**Data extract:**
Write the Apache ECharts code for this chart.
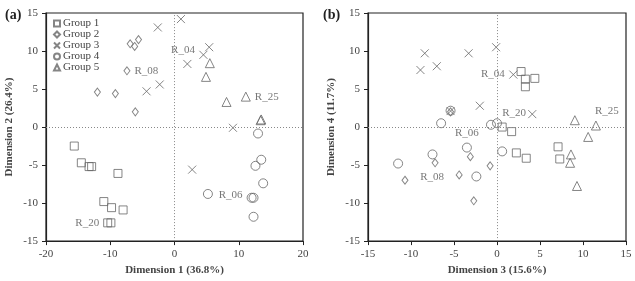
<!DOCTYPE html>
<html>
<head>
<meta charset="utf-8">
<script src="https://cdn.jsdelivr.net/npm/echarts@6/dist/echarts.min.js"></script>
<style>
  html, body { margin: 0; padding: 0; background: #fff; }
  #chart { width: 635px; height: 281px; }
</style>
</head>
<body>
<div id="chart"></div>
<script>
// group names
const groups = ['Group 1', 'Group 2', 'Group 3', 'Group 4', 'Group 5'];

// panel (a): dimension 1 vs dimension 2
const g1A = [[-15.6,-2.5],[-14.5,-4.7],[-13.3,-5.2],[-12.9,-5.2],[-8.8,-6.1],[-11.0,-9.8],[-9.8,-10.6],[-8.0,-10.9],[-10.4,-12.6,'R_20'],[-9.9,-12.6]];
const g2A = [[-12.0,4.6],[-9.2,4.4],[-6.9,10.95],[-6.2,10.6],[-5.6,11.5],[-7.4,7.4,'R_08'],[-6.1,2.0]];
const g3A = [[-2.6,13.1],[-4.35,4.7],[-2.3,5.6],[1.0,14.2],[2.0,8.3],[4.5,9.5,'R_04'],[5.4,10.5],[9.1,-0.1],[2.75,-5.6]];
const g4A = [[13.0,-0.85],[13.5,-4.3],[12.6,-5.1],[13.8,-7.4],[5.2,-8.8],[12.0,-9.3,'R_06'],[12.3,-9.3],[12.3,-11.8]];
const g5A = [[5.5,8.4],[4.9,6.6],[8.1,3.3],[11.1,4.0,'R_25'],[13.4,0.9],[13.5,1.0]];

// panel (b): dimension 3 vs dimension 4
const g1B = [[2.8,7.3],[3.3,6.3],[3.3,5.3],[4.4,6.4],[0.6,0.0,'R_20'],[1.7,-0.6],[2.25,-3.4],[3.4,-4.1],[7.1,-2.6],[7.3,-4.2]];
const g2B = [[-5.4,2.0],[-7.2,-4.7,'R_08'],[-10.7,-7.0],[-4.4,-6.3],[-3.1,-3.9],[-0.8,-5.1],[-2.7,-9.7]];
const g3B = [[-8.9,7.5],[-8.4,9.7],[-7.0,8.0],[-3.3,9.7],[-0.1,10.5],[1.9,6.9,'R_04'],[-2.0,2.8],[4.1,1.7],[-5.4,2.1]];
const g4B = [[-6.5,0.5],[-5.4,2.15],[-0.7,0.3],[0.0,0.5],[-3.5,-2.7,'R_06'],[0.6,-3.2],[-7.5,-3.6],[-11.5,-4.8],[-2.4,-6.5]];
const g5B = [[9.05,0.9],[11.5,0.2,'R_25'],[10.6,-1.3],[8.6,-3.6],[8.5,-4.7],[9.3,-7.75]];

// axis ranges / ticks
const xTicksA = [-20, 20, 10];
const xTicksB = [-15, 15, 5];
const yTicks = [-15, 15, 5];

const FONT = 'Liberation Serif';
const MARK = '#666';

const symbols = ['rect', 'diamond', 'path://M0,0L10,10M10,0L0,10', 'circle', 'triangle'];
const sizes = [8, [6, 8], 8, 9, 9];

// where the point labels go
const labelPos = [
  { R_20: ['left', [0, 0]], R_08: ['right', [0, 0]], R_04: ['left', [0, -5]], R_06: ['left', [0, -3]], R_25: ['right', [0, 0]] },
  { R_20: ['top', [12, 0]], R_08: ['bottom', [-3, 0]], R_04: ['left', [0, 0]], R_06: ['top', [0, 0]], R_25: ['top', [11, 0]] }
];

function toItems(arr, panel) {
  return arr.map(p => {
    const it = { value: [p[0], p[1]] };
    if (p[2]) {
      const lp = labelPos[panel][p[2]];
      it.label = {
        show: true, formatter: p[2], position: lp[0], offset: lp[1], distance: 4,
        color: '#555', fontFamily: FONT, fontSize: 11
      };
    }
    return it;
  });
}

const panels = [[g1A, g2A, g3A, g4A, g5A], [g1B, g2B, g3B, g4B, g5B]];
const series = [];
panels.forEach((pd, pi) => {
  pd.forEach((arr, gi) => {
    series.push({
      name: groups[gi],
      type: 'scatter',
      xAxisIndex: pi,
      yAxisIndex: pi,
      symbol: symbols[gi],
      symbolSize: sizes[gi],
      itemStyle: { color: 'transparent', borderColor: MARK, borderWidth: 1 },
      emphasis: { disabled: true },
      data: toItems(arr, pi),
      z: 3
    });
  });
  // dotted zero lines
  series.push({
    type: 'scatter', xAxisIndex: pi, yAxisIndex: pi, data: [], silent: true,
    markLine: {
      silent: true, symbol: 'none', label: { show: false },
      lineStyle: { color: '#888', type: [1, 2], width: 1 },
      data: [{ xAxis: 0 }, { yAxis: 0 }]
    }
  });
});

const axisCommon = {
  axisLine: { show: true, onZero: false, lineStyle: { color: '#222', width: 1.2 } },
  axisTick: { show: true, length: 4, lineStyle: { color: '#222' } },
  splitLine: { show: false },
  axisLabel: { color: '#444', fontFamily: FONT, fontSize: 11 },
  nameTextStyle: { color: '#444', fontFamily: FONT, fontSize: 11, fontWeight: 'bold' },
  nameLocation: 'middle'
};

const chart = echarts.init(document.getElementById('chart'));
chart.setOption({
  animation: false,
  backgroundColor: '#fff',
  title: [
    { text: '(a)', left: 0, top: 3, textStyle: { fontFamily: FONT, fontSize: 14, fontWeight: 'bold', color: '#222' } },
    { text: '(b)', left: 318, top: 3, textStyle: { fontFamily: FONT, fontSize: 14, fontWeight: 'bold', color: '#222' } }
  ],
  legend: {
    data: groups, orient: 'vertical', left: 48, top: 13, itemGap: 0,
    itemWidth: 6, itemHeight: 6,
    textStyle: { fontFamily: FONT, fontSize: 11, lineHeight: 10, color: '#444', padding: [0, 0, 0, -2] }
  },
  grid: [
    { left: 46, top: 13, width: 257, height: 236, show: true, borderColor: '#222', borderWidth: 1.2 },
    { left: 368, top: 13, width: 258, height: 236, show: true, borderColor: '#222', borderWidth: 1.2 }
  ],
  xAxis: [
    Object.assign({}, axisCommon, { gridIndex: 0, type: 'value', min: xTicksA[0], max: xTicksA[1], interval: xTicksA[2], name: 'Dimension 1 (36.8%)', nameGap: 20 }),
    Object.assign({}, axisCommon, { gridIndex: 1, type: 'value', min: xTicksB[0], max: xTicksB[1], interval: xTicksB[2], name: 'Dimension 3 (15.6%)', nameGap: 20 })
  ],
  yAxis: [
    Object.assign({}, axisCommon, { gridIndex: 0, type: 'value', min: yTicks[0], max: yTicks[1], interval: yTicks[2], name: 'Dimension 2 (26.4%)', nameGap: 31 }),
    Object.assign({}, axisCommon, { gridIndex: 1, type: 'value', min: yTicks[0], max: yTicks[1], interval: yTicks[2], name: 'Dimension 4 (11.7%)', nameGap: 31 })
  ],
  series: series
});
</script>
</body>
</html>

**Exercise:** Your task is to reproduce exactly the lines from the start of the data above through the line containing "const yTicks = [-15, 15, 5];", leaving every picture out.

**The output:**
Write the Apache ECharts code for this chart.
<!DOCTYPE html>
<html>
<head>
<meta charset="utf-8">
<script src="https://cdn.jsdelivr.net/npm/echarts@6/dist/echarts.min.js"></script>
<style>
  html, body { margin: 0; padding: 0; background: #fff; }
  #chart { width: 635px; height: 281px; }
</style>
</head>
<body>
<div id="chart"></div>
<script>
// group names
const groups = ['Group 1', 'Group 2', 'Group 3', 'Group 4', 'Group 5'];

// panel (a): dimension 1 vs dimension 2
const g1A = [[-15.6,-2.5],[-14.5,-4.7],[-13.3,-5.2],[-12.9,-5.2],[-8.8,-6.1],[-11.0,-9.8],[-9.8,-10.6],[-8.0,-10.9],[-10.4,-12.6,'R_20'],[-9.9,-12.6]];
const g2A = [[-12.0,4.6],[-9.2,4.4],[-6.9,10.95],[-6.2,10.6],[-5.6,11.5],[-7.4,7.4,'R_08'],[-6.1,2.0]];
const g3A = [[-2.6,13.1],[-4.35,4.7],[-2.3,5.6],[1.0,14.2],[2.0,8.3],[4.5,9.5,'R_04'],[5.4,10.5],[9.1,-0.1],[2.75,-5.6]];
const g4A = [[13.0,-0.85],[13.5,-4.3],[12.6,-5.1],[13.8,-7.4],[5.2,-8.8],[12.0,-9.3,'R_06'],[12.3,-9.3],[12.3,-11.8]];
const g5A = [[5.5,8.4],[4.9,6.6],[8.1,3.3],[11.1,4.0,'R_25'],[13.4,0.9],[13.5,1.0]];

// panel (b): dimension 3 vs dimension 4
const g1B = [[2.8,7.3],[3.3,6.3],[3.3,5.3],[4.4,6.4],[0.6,0.0,'R_20'],[1.7,-0.6],[2.25,-3.4],[3.4,-4.1],[7.1,-2.6],[7.3,-4.2]];
const g2B = [[-5.4,2.0],[-7.2,-4.7,'R_08'],[-10.7,-7.0],[-4.4,-6.3],[-3.1,-3.9],[-0.8,-5.1],[-2.7,-9.7]];
const g3B = [[-8.9,7.5],[-8.4,9.7],[-7.0,8.0],[-3.3,9.7],[-0.1,10.5],[1.9,6.9,'R_04'],[-2.0,2.8],[4.1,1.7],[-5.4,2.1]];
const g4B = [[-6.5,0.5],[-5.4,2.15],[-0.7,0.3],[0.0,0.5],[-3.5,-2.7,'R_06'],[0.6,-3.2],[-7.5,-3.6],[-11.5,-4.8],[-2.4,-6.5]];
const g5B = [[9.05,0.9],[11.5,0.2,'R_25'],[10.6,-1.3],[8.6,-3.6],[8.5,-4.7],[9.3,-7.75]];

// axis ranges / ticks
const xTicksA = [-20, 20, 10];
const xTicksB = [-15, 15, 5];
const yTicks = [-15, 15, 5];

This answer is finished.